Some of the new material is rather speculative in tone; could this be firmed up? --Mel Etitis (Μελ Ετητης) 22:25, 8 September 2005 (UTC)
- Well, personal research understood as "empirical research that is (yet) unpublished and the rendering of which therefore cannot be justified by reference to existing sources" of course should not be used as a direct source for the content of a Wikipedia article (although it might have a justified indirect negative function when someone doesn't mention popular beliefs he knows to be wrong: it would be dishonest to deceive, so he must remain silent). The only instance of this in the new additions that I can discern would be the reference to the drawings of the Flying Elephant conserved at the Albert Stern Institute. However these are, I believe, in print: the Bovington Tank Museum has made a full range of WWI tank drawings available to the general public that can obtain them at little cost (very commendable :o).
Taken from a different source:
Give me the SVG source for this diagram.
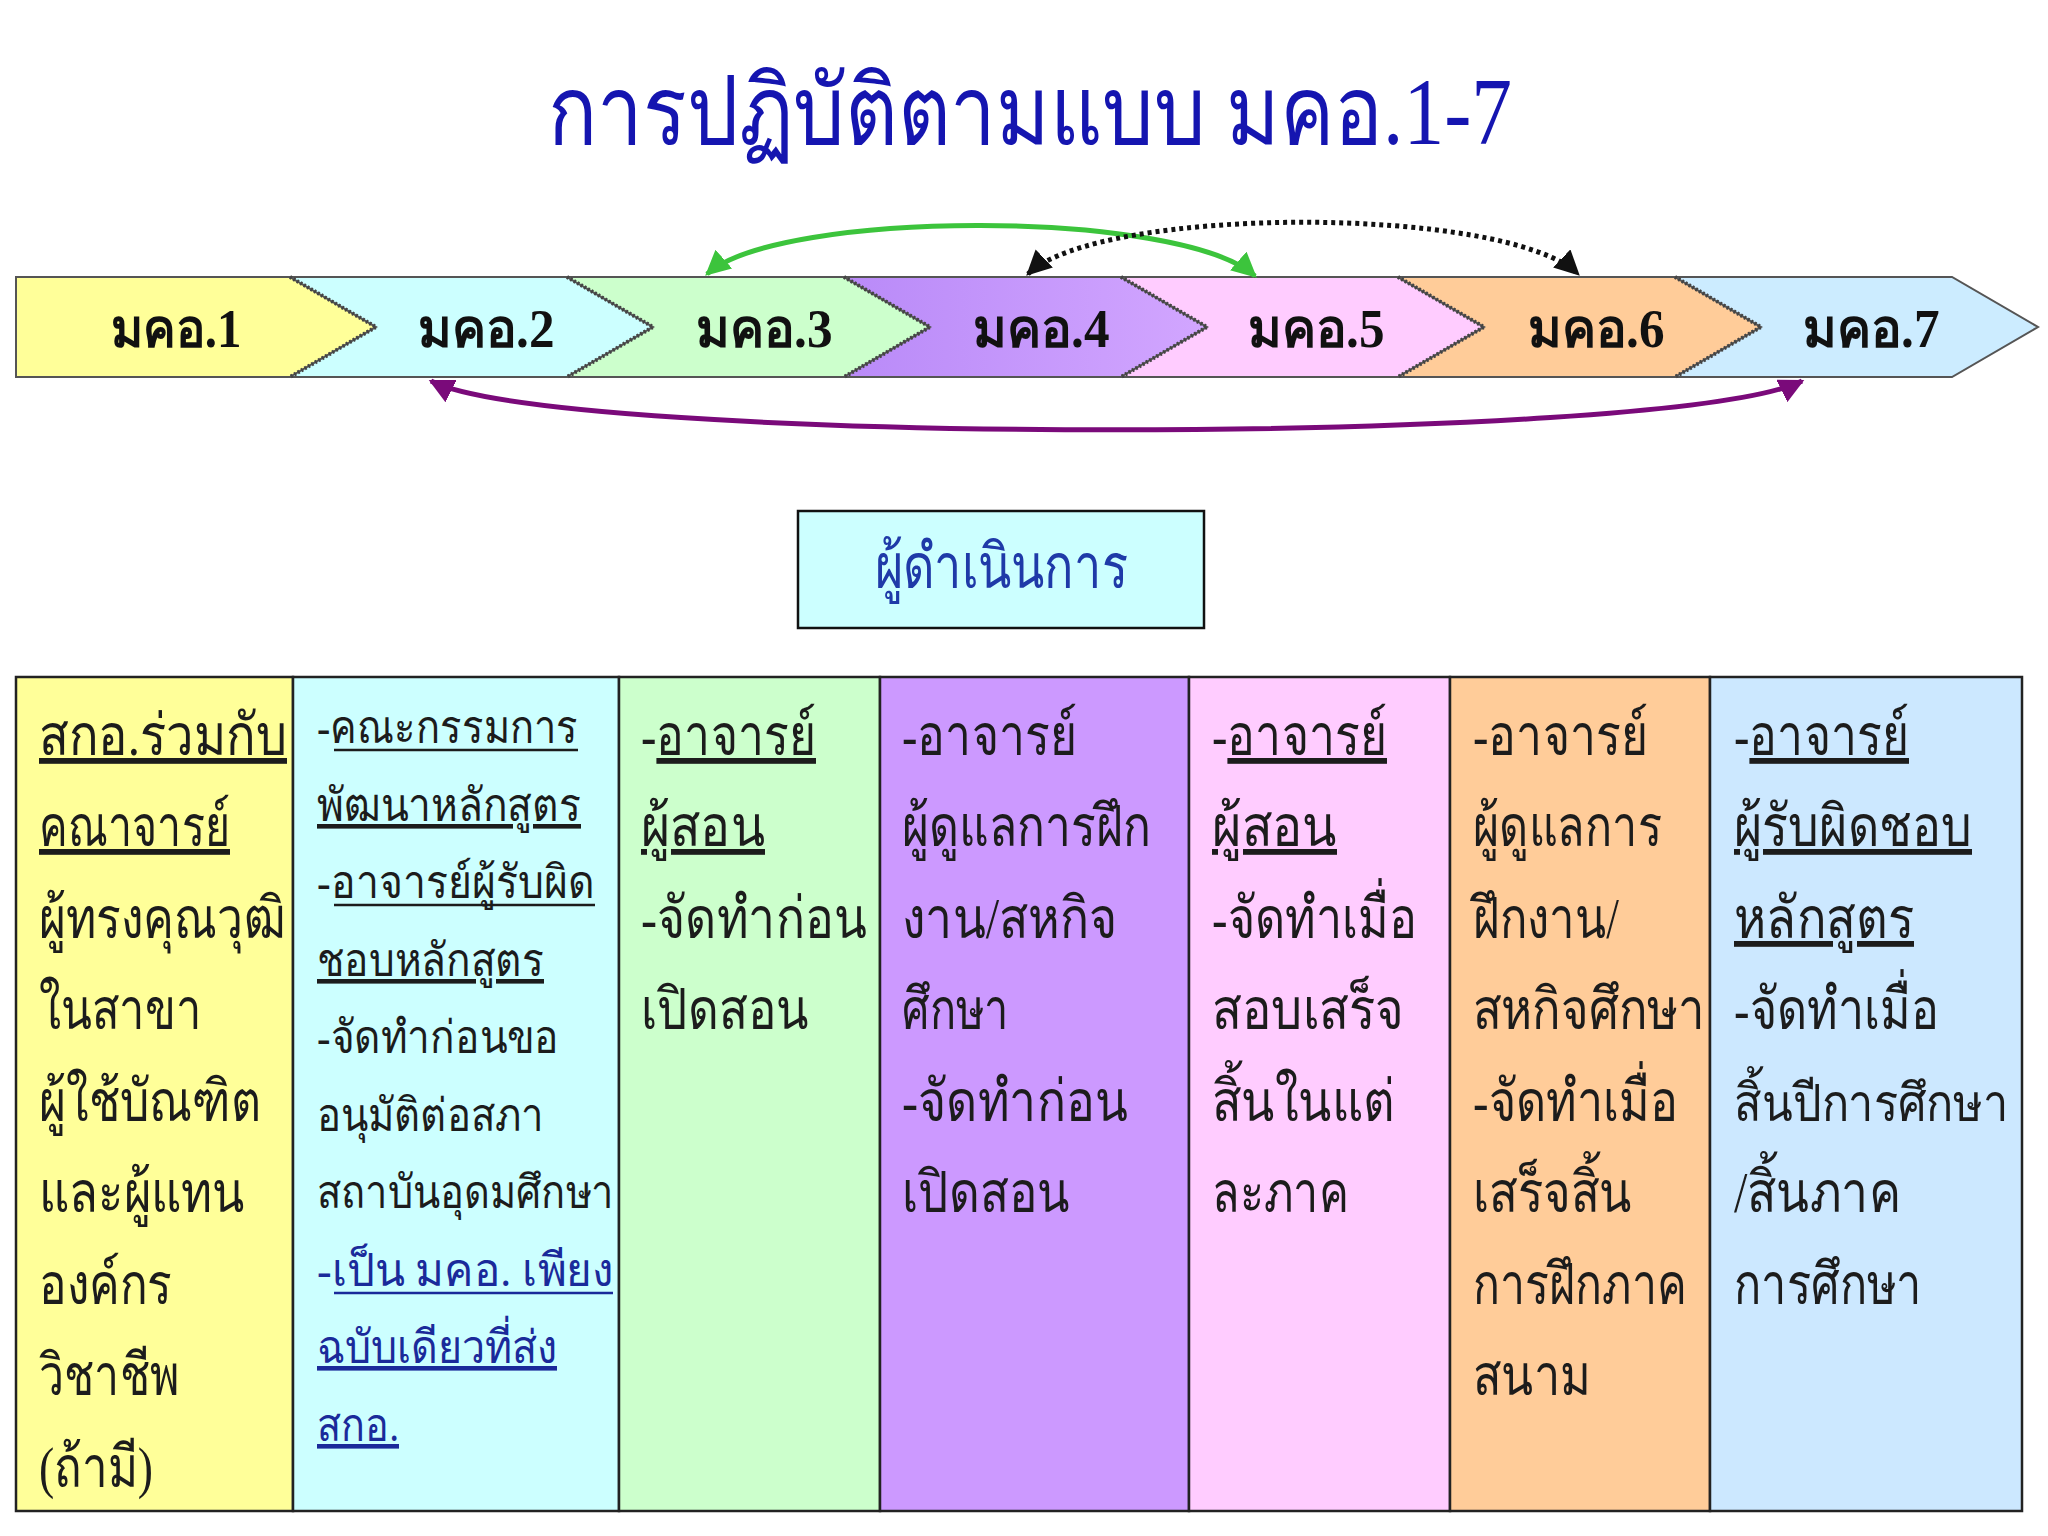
<svg xmlns="http://www.w3.org/2000/svg" width="2048" height="1536" viewBox="0 0 2048 1536">
<defs>
<style>
.th{font-family:'Liberation Serif','DejaVu Serif',serif;fill:#1c1c1c}
.c1{font-size:58px}
.c2{font-size:46px}
.ul{text-decoration:underline}
.uline{stroke:#1c1c1c;stroke-width:2.5}
.lab{font-family:'Liberation Serif','DejaVu Serif',serif;font-size:54px;font-weight:bold;fill:#111;text-anchor:middle}
.chev{stroke:#555;stroke-width:2}
.notch{fill:none;stroke:#444;stroke-width:4;stroke-dasharray:2 2}
.col{stroke:#222;stroke-width:2.5}
.blue{fill:#1a2a9a}
</style>
<linearGradient id="g4" x1="0" x2="1" y1="0" y2="0"><stop offset="0" stop-color="#B98AF8"/><stop offset="1" stop-color="#D2A6FF"/></linearGradient>
<marker id="mG" viewBox="0 0 10 10" refX="9" refY="5" markerWidth="5" markerHeight="5" orient="auto-start-reverse" markerUnits="strokeWidth"><path d="M0,0 L10,5 L0,10 z" fill="#3CC43C"/></marker>
<marker id="mK" viewBox="0 0 10 10" refX="9" refY="5" markerWidth="5" markerHeight="5" orient="auto-start-reverse" markerUnits="strokeWidth"><path d="M0,0 L10,5 L0,10 z" fill="#111"/></marker>
<marker id="mP" viewBox="0 0 10 10" refX="9" refY="5" markerWidth="5" markerHeight="5" orient="auto-start-reverse" markerUnits="strokeWidth"><path d="M0,0 L10,5 L0,10 z" fill="#7A0A7A"/></marker>
</defs>
<rect width="2048" height="1536" fill="#fff"/>
<text x="1030" y="144" font-family="'Liberation Serif','DejaVu Serif',serif" font-size="96" fill="#1515B0" text-anchor="middle" textLength="964" lengthAdjust="spacingAndGlyphs">การปฏิบัติตามแบบ มคอ.1-7</text>

<g id="chev1"><polygon class="chev" fill="#FFFF99" points="16,277 290,277 376,327 290,377 16,377"/><text class="lab" x="176" y="347" textLength="131" lengthAdjust="spacingAndGlyphs">มคอ.1</text></g>
<g id="chev2"><polygon class="chev" fill="#CCFFFF" points="290,277 567,277 653,327 567,377 290,377 376,327"/><polyline class="notch" points="290,277 376,327 290,377"/><text class="lab" x="486" y="347" textLength="137" lengthAdjust="spacingAndGlyphs">มคอ.2</text></g>
<g id="chev3"><polygon class="chev" fill="#CCFFCC" points="567,277 844,277 930,327 844,377 567,377 653,327"/><polyline class="notch" points="567,277 653,327 567,377"/><text class="lab" x="764" y="347" textLength="137" lengthAdjust="spacingAndGlyphs">มคอ.3</text></g>
<g id="chev4"><polygon class="chev" fill="url(#g4)" points="844,277 1121,277 1207,327 1121,377 844,377 930,327"/><polyline class="notch" points="844,277 930,327 844,377"/><text class="lab" x="1041" y="347" textLength="137" lengthAdjust="spacingAndGlyphs">มคอ.4</text></g>
<g id="chev5"><polygon class="chev" fill="#FFCCFF" points="1121,277 1398,277 1484,327 1398,377 1121,377 1207,327"/><polyline class="notch" points="1121,277 1207,327 1121,377"/><text class="lab" x="1316" y="347" textLength="137" lengthAdjust="spacingAndGlyphs">มคอ.5</text></g>
<g id="chev6"><polygon class="chev" fill="#FFCC99" points="1398,277 1675,277 1761,327 1675,377 1398,377 1484,327"/><polyline class="notch" points="1398,277 1484,327 1398,377"/><text class="lab" x="1596" y="347" textLength="137" lengthAdjust="spacingAndGlyphs">มคอ.6</text></g>
<g id="chev7"><polygon class="chev" fill="#CCECFF" points="1675,277 1952,277 2038,327 1952,377 1675,377 1761,327"/><polyline class="notch" points="1675,277 1761,327 1675,377"/><text class="lab" x="1871" y="347" textLength="137" lengthAdjust="spacingAndGlyphs">มคอ.7</text></g>

<g id="connectors" fill="none">
<path d="M707,274 C780,209 1180,209 1255,276" stroke="#3CC43C" stroke-width="5" marker-start="url(#mG)" marker-end="url(#mG)"/>
<path d="M1028,274 C1100,205 1506,205 1578,274" stroke="#111" stroke-width="5" stroke-dasharray="4 4" marker-start="url(#mK)" marker-end="url(#mK)"/>
<path d="M431,381 C560,446 1670,446 1802,381" stroke="#7A0A7A" stroke-width="5" marker-start="url(#mP)" marker-end="url(#mP)"/>
</g>

<g id="operator"><rect x="798" y="511" width="406" height="117" fill="#CCFFFF" stroke="#111" stroke-width="2.5"/><text x="1001" y="588" font-family="'Liberation Serif','DejaVu Serif',serif" font-size="62" fill="#1f3aa8" text-anchor="middle" textLength="253" lengthAdjust="spacingAndGlyphs">ผู้ดำเนินการ</text></g>

<g id="table">
<rect class="col" x="16" y="677" width="277" height="834" fill="#FFFF99"/>
<rect class="col" x="293" y="677" width="326" height="834" fill="#CCFFFF"/>
<rect class="col" x="619" y="677" width="261" height="834" fill="#CCFFCC"/>
<rect class="col" x="880" y="677" width="309" height="834" fill="#CC99FF"/>
<rect class="col" x="1189" y="677" width="261" height="834" fill="#FFCCFF"/>
<rect class="col" x="1450" y="677" width="260" height="834" fill="#FFCC99"/>
<rect class="col" x="1710" y="677" width="312" height="834" fill="#CCE8FF"/>
</g>

<g id="col1" class="th c1">
<text x="39" y="755" textLength="248" lengthAdjust="spacingAndGlyphs" class="ul">สกอ.ร่วมกับ</text>
<text x="39" y="846" textLength="191" lengthAdjust="spacingAndGlyphs" class="ul">คณาจารย์</text>
<text x="39" y="938" textLength="246" lengthAdjust="spacingAndGlyphs">ผู้ทรงคุณวุฒิ</text>
<text x="39" y="1029" textLength="163" lengthAdjust="spacingAndGlyphs">ในสาขา</text>
<text x="39" y="1121" textLength="222" lengthAdjust="spacingAndGlyphs">ผู้ใช้บัณฑิต</text>
<text x="39" y="1212" textLength="206" lengthAdjust="spacingAndGlyphs">และผู้แทน</text>
<text x="39" y="1304" textLength="133" lengthAdjust="spacingAndGlyphs">องค์กร</text>
<text x="39" y="1395" textLength="140" lengthAdjust="spacingAndGlyphs">วิชาชีพ</text>
<text x="39" y="1487" textLength="114" lengthAdjust="spacingAndGlyphs">(ถ้ามี)</text>
</g>

<g id="col2" class="th c2">
<text x="317" y="743" textLength="261" lengthAdjust="spacingAndGlyphs">-คณะกรรมการ</text>
<line class="uline" x1="334" y1="750" x2="578" y2="750"/>
<text x="317" y="821" textLength="264" lengthAdjust="spacingAndGlyphs" class="ul">พัฒนาหลักสูตร</text>
<text x="317" y="898" textLength="278" lengthAdjust="spacingAndGlyphs">-อาจารย์ผู้รับผิด</text>
<line class="uline" x1="334" y1="905" x2="595" y2="905"/>
<text x="317" y="976" textLength="227" lengthAdjust="spacingAndGlyphs" class="ul">ชอบหลักสูตร</text>
<text x="317" y="1053" textLength="242" lengthAdjust="spacingAndGlyphs">-จัดทำก่อนขอ</text>
<text x="317" y="1131" textLength="227" lengthAdjust="spacingAndGlyphs">อนุมัติต่อสภา</text>
<text x="317" y="1208" textLength="297" lengthAdjust="spacingAndGlyphs">สถาบันอุดมศึกษา</text>
<text x="317" y="1286" textLength="296" lengthAdjust="spacingAndGlyphs" class="blue">-เป็น มคอ. เพียง</text>
<line class="uline" x1="334" y1="1293" x2="613" y2="1293" style="stroke:#1a2a9a"/>
<text x="317" y="1363" textLength="240" lengthAdjust="spacingAndGlyphs" class="blue ul">ฉบับเดียวที่ส่ง</text>
<text x="317" y="1441" textLength="82" lengthAdjust="spacingAndGlyphs" class="blue ul">สกอ.</text>
</g>

<g id="col3" class="th c1">
<text x="641" y="755" textLength="175" lengthAdjust="spacingAndGlyphs">-<tspan class="ul">อาจารย์</tspan></text>
<text x="641" y="846" textLength="124" lengthAdjust="spacingAndGlyphs" class="ul">ผู้สอน</text>
<text x="641" y="938" textLength="226" lengthAdjust="spacingAndGlyphs">-จัดทำก่อน</text>
<text x="641" y="1029" textLength="168" lengthAdjust="spacingAndGlyphs">เปิดสอน</text>
</g>

<g id="col4" class="th c1">
<text x="902" y="755" textLength="175" lengthAdjust="spacingAndGlyphs">-อาจารย์</text>
<text x="902" y="846" textLength="249" lengthAdjust="spacingAndGlyphs">ผู้ดูแลการฝึก</text>
<text x="902" y="938" textLength="215" lengthAdjust="spacingAndGlyphs">งาน/สหกิจ</text>
<text x="902" y="1029" textLength="107" lengthAdjust="spacingAndGlyphs">ศึกษา</text>
<text x="902" y="1121" textLength="226" lengthAdjust="spacingAndGlyphs">-จัดทำก่อน</text>
<text x="902" y="1212" textLength="168" lengthAdjust="spacingAndGlyphs">เปิดสอน</text>
</g>

<g id="col5" class="th c1">
<text x="1212" y="755" textLength="175" lengthAdjust="spacingAndGlyphs">-<tspan class="ul">อาจารย์</tspan></text>
<text x="1212" y="846" textLength="125" lengthAdjust="spacingAndGlyphs" class="ul">ผู้สอน</text>
<text x="1212" y="938" textLength="205" lengthAdjust="spacingAndGlyphs">-จัดทำเมื่อ</text>
<text x="1212" y="1029" textLength="192" lengthAdjust="spacingAndGlyphs">สอบเสร็จ</text>
<text x="1212" y="1121" textLength="183" lengthAdjust="spacingAndGlyphs">สิ้นในแต่</text>
<text x="1212" y="1212" textLength="137" lengthAdjust="spacingAndGlyphs">ละภาค</text>
</g>

<g id="col6" class="th c1">
<text x="1473" y="755" textLength="175" lengthAdjust="spacingAndGlyphs">-อาจารย์</text>
<text x="1473" y="846" textLength="189" lengthAdjust="spacingAndGlyphs">ผู้ดูแลการ</text>
<text x="1473" y="938" textLength="146" lengthAdjust="spacingAndGlyphs">ฝึกงาน/</text>
<text x="1473" y="1029" textLength="232" lengthAdjust="spacingAndGlyphs">สหกิจศึกษา</text>
<text x="1473" y="1121" textLength="205" lengthAdjust="spacingAndGlyphs">-จัดทำเมื่อ</text>
<text x="1473" y="1212" textLength="159" lengthAdjust="spacingAndGlyphs">เสร็จสิ้น</text>
<text x="1473" y="1304" textLength="214" lengthAdjust="spacingAndGlyphs">การฝึกภาค</text>
<text x="1473" y="1395" textLength="118" lengthAdjust="spacingAndGlyphs">สนาม</text>
</g>

<g id="col7" class="th c1">
<text x="1734" y="755" textLength="175" lengthAdjust="spacingAndGlyphs">-<tspan class="ul">อาจารย์</tspan></text>
<text x="1734" y="846" textLength="238" lengthAdjust="spacingAndGlyphs" class="ul">ผู้รับผิดชอบ</text>
<text x="1734" y="938" textLength="180" lengthAdjust="spacingAndGlyphs" class="ul">หลักสูตร</text>
<text x="1734" y="1029" textLength="205" lengthAdjust="spacingAndGlyphs">-จัดทำเมื่อ</text>
<text x="1734" y="1121" font-size="52" textLength="274" lengthAdjust="spacingAndGlyphs">สิ้นปีการศึกษา</text>
<text x="1734" y="1212" textLength="167" lengthAdjust="spacingAndGlyphs">/สิ้นภาค</text>
<text x="1734" y="1304" textLength="188" lengthAdjust="spacingAndGlyphs">การศึกษา</text>
</g>
</svg>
- Concerning the speculative nature of the additions, it seems they basically reproduce the content of The Devil's Chariot, the book referred to. They also give possible arguments as to why that book would be more credible than other sources. Such argumentation is of course by necessity of a speculative nature in the old sense that it embodies a rational analysis of the problems involved. I see no harm in this: the writer of an encyclopedical article always must bring some coherence to often very disparate sources or even contradicting data. If he makes his choices during this process explicit, so much the better: it gives us all a chance to agree or disagree. In striving too much to give an outward appearance of neutrality we often merely create the illusion of it, deceiving both ourselves and the reader.
- However in one respect they are not neutral at all: the writer thought he had to convince me of his truth and this still shows. Little did he know I didn't need convincing: it so happened that through my own little personal research I had already come to conclusions identical to his own. But I didn't know a secondary source for them existed — and so remained silent :o).
--MWAK 13:38, 9 September 2005 (UTC)
Mel, I can understand the concerns over veracity of material. All of the material I added is, indeed, in Glanfield's book, that is to say: the first design with two six-pounders; the proposal to use a 3-inch gun; Stern's proposal to use the machine as a tank-buster, and his plan to build an initial twenty. These facts I have independently verified at the Stern archive at King's College London. Indeed, I have seen (and have had scanned) the blueprint schematic for the initial design, which is called the Foster's Battletank. I have verified those facts mentioned above, which are contained in the minutes of a meeting in January 1917, signed by Stern and Tennyson d'Eyncourt. However, my researches are, thus far, of a private nature, and copyright issues preclude my reproducing them directly (I will be negotiating this, though). There are aspects of Glanfield's account which I have not yet been able to verify, but as I have barely begun delving into the Stern archive, I'm sure this will come. Indeed, I have uncovered more detail so far than Glanfield goes into, but as it appears nowhere else, I have not disclosed it here (until I resolve the aforementioned copyright issues). There is also the matter of the strangely cropped scan of the final Flying Elephant drawing I mentioned, which cuts off the end of the rear-mounted machine gun. This can be easily checked at Bovington, by ordering a set of copies (I do have uncropped copies). McTodd 19:37, 15 September 2005 (UTC)
- My worry wasn't about the content but about the tone, which gave the impression that the article was speculating on the basis of facts. I assumed that in fact the speculations were in the literature, which is why I hoped that clearer reference could be made to that.